§ Data lines

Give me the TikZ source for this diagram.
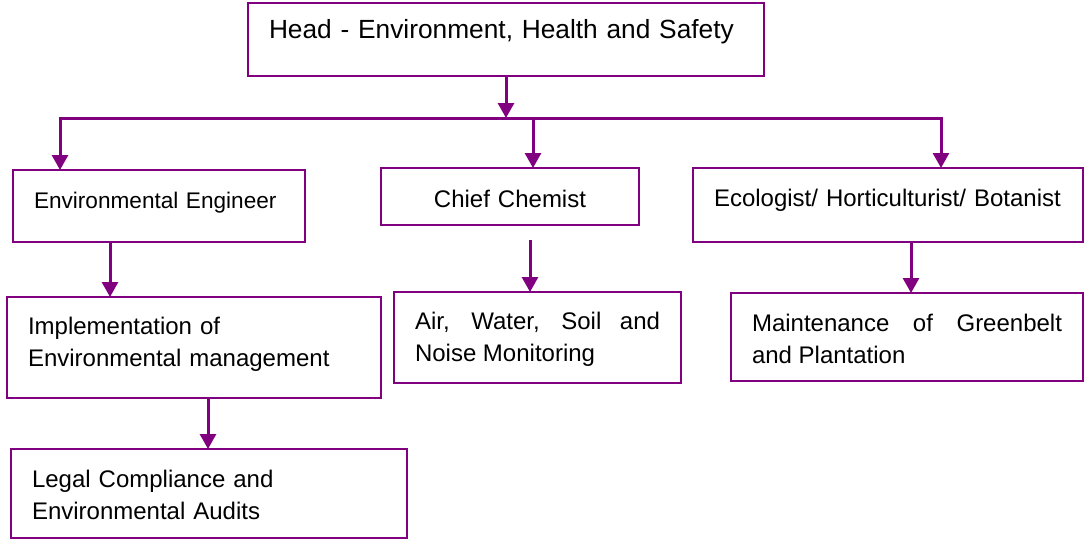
\documentclass[tikz,border=0pt]{standalone}
\usepackage{fontspec}
\setmainfont{Liberation Sans}
\usepackage{tikz}
\usetikzlibrary{calc}
\usetikzlibrary{arrows.meta}
\usepackage{xcolor}
\definecolor{chartPurple}{HTML}{800080}
\tikzset{
  orgbox/.style={draw=chartPurple, line width=2pt, fill=white,
    inner xsep=21pt, inner ysep=0pt, outer sep=0pt,
    anchor=north west, align=left,
    font=\fontsize{24}{32}\selectfont},
  link/.style={draw=chartPurple, line width=3pt,
    -{Triangle[width=16pt,length=15pt]}},
}

\begin{document}
\begin{tikzpicture}[x=1pt,y=-1pt]

%%%%%%%%%%%%%%%%%%%%%%%%%%%%%%%%%%%%%%%%%%%%%%%%%%%%%%%%%%%%%% Setup
\coordinate (C) at (0, 0);
% just to keep the page as large as the chart
\useasboundingbox ($(C)+(0,0)$) rectangle ($(C)+(1084,543)$);

%%%%%%%%%%%%%%%%%%%%%%%%%%%%%%%%%%%%%%%%%%%%%%%%%%%%%%%%%%%%%% Head
\node[orgbox, text width=474pt, text height=36pt, text depth=37pt,
  font=\fontsize{26.3}{32}\selectfont] (head) at ($(C)+(248,3)$)
  {Head - Environment, Health and Safety};

%%%%%%%%%%%%%%%%%%%%%%%%%%%%%%%%%%%%%%%%%%%%%%%%%%%%%%%%%%%%%% Row-1
\node[orgbox, text width=250pt, text height=38pt, text depth=34pt,
  font=\fontsize{22.6}{32}\selectfont] (eng) at ($(C)+(13,170)$)
  {Environmental Engineer};
\node[orgbox, text width=216pt, text height=39pt, text depth=18pt,
  align=center] (chief) at ($(C)+(381,168)$)
  {Chief Chemist};
\node[orgbox, text width=348pt, text height=38pt, text depth=36pt]
  (eco) at ($(C)+(693,168)$)
  {\mbox{Ecologist/ Horticulturist/ Botanist}};

%%%%%%%%%%%%%%%%%%%%%%%%%%%%%%%%%%%%%%%%%%%%%%%%%%%%%%%%%%%%%% Row-2
\node[orgbox, text width=332pt, text height=37pt, text depth=64pt] (impl)
  at ($(C)+(7,297)$)
  {Implementation of\\Environmental management};
\node[orgbox, text width=245pt, text height=37pt, text depth=54pt,
  align=justify] (air) at ($(C)+(394,292)$)
  {Air, Water, Soil and\linebreak Noise Monitoring};
\node[orgbox, text width=310pt, text height=38pt, text depth=50pt,
  align=justify] (maint) at ($(C)+(731,293)$)
  {Maintenance of Greenbelt\linebreak and Plantation};

%%%%%%%%%%%%%%%%%%%%%%%%%%%%%%%%%%%%%%%%%%%%%%%%%%%%%%%%%%%%%% Row-3
\node[orgbox, text width=354pt, text height=38pt, text depth=51pt] (legal)
  at ($(C)+(11,449)$)
  {Legal Compliance and\\Environmental Audits};

%%%%%%%%%%%%%%%%%%%%%%%%%%%%%%%%%%%%%%%%%%%%%%%%%%%%%%%%%%%%%% Links
\coordinate (busL) at ($(C)+(60,118)$);
\coordinate (busM) at ($(C)+(533,118)$);
\coordinate (busR) at ($(C)+(941,118)$);

\draw[link] (head.south) -- (head.south |- busL);
\draw[link] (busM) -- (busL) -- (busL |- eng.north);
\draw[link] (busM) -- (busM |- chief.north);
\draw[link] (busM) -- (busR) -- (busR |- eco.north);

\draw[link] ([xshift=-49pt]eng.south) -- ([xshift=-49pt]eng.south |- impl.north);
\draw[link] ([xshift=20pt,yshift=-15pt]chief.south) -- ([xshift=20pt]chief.south |- air.north);
\draw[link] ([xshift=23pt]eco.south) -- ([xshift=23pt]eco.south |- maint.north);
\draw[link] ([xshift=14pt]impl.south) -- ([xshift=14pt]impl.south |- legal.north);

\end{tikzpicture}
\end{document}
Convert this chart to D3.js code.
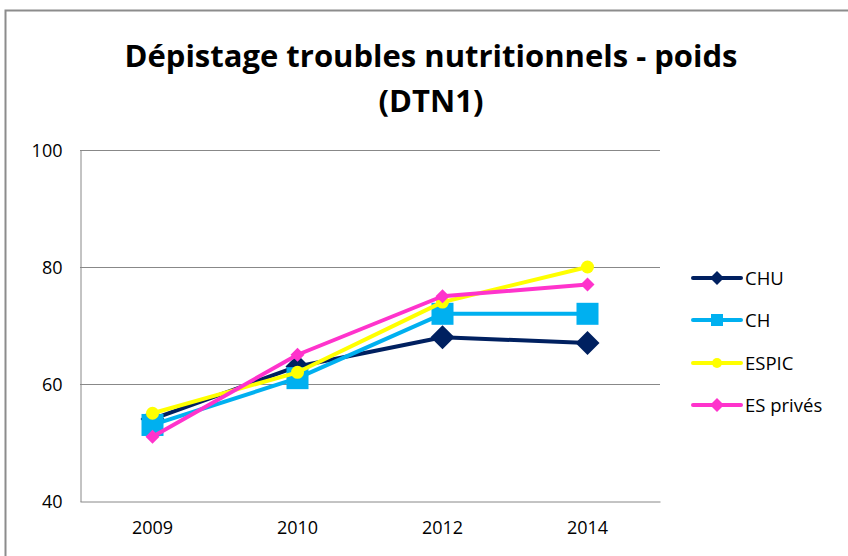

§ Exercise
Take the listing and print it again exactly, but without any pictures.

§ Solution for this exercise
Give me the TikZ source for this diagram.
\documentclass[tikz,border=0pt]{standalone}
\usepackage{fontspec}
\setmainfont{Liberation Sans}
\usepackage{tikz}
\usetikzlibrary{calc}
\usetikzlibrary{arrows.meta}
\usepackage{xcolor}
\definecolor{chartPurple}{HTML}{800080}
\tikzset{
  orgbox/.style={draw=chartPurple, line width=2pt, fill=white,
    inner xsep=21pt, inner ysep=0pt, outer sep=0pt,
    anchor=north west, align=left,
    font=\fontsize{24}{32}\selectfont},
  link/.style={draw=chartPurple, line width=3pt,
    -{Triangle[width=16pt,length=15pt]}},
}

\begin{document}
\begin{tikzpicture}[x=1pt,y=-1pt]

%%%%%%%%%%%%%%%%%%%%%%%%%%%%%%%%%%%%%%%%%%%%%%%%%%%%%%%%%%%%%% Setup
\coordinate (C) at (0, 0);
% just to keep the page as large as the chart
\useasboundingbox ($(C)+(0,0)$) rectangle ($(C)+(1084,543)$);

%%%%%%%%%%%%%%%%%%%%%%%%%%%%%%%%%%%%%%%%%%%%%%%%%%%%%%%%%%%%%% Head
\node[orgbox, text width=474pt, text height=36pt, text depth=37pt,
  font=\fontsize{26.3}{32}\selectfont] (head) at ($(C)+(248,3)$)
  {Head - Environment, Health and Safety};

%%%%%%%%%%%%%%%%%%%%%%%%%%%%%%%%%%%%%%%%%%%%%%%%%%%%%%%%%%%%%% Row-1
\node[orgbox, text width=250pt, text height=38pt, text depth=34pt,
  font=\fontsize{22.6}{32}\selectfont] (eng) at ($(C)+(13,170)$)
  {Environmental Engineer};
\node[orgbox, text width=216pt, text height=39pt, text depth=18pt,
  align=center] (chief) at ($(C)+(381,168)$)
  {Chief Chemist};
\node[orgbox, text width=348pt, text height=38pt, text depth=36pt]
  (eco) at ($(C)+(693,168)$)
  {\mbox{Ecologist/ Horticulturist/ Botanist}};

%%%%%%%%%%%%%%%%%%%%%%%%%%%%%%%%%%%%%%%%%%%%%%%%%%%%%%%%%%%%%% Row-2
\node[orgbox, text width=332pt, text height=37pt, text depth=64pt] (impl)
  at ($(C)+(7,297)$)
  {Implementation of\\Environmental management};
\node[orgbox, text width=245pt, text height=37pt, text depth=54pt,
  align=justify] (air) at ($(C)+(394,292)$)
  {Air, Water, Soil and\linebreak Noise Monitoring};
\node[orgbox, text width=310pt, text height=38pt, text depth=50pt,
  align=justify] (maint) at ($(C)+(731,293)$)
  {Maintenance of Greenbelt\linebreak and Plantation};

%%%%%%%%%%%%%%%%%%%%%%%%%%%%%%%%%%%%%%%%%%%%%%%%%%%%%%%%%%%%%% Row-3
\node[orgbox, text width=354pt, text height=38pt, text depth=51pt] (legal)
  at ($(C)+(11,449)$)
  {Legal Compliance and\\Environmental Audits};

%%%%%%%%%%%%%%%%%%%%%%%%%%%%%%%%%%%%%%%%%%%%%%%%%%%%%%%%%%%%%% Links
\coordinate (busL) at ($(C)+(60,118)$);
\coordinate (busM) at ($(C)+(533,118)$);
\coordinate (busR) at ($(C)+(941,118)$);

\draw[link] (head.south) -- (head.south |- busL);
\draw[link] (busM) -- (busL) -- (busL |- eng.north);
\draw[link] (busM) -- (busM |- chief.north);
\draw[link] (busM) -- (busR) -- (busR |- eco.north);

\draw[link] ([xshift=-49pt]eng.south) -- ([xshift=-49pt]eng.south |- impl.north);
\draw[link] ([xshift=20pt,yshift=-15pt]chief.south) -- ([xshift=20pt]chief.south |- air.north);
\draw[link] ([xshift=23pt]eco.south) -- ([xshift=23pt]eco.south |- maint.north);
\draw[link] ([xshift=14pt]impl.south) -- ([xshift=14pt]impl.south |- legal.north);

\end{tikzpicture}
\end{document}
Convert this chart to D3.js code.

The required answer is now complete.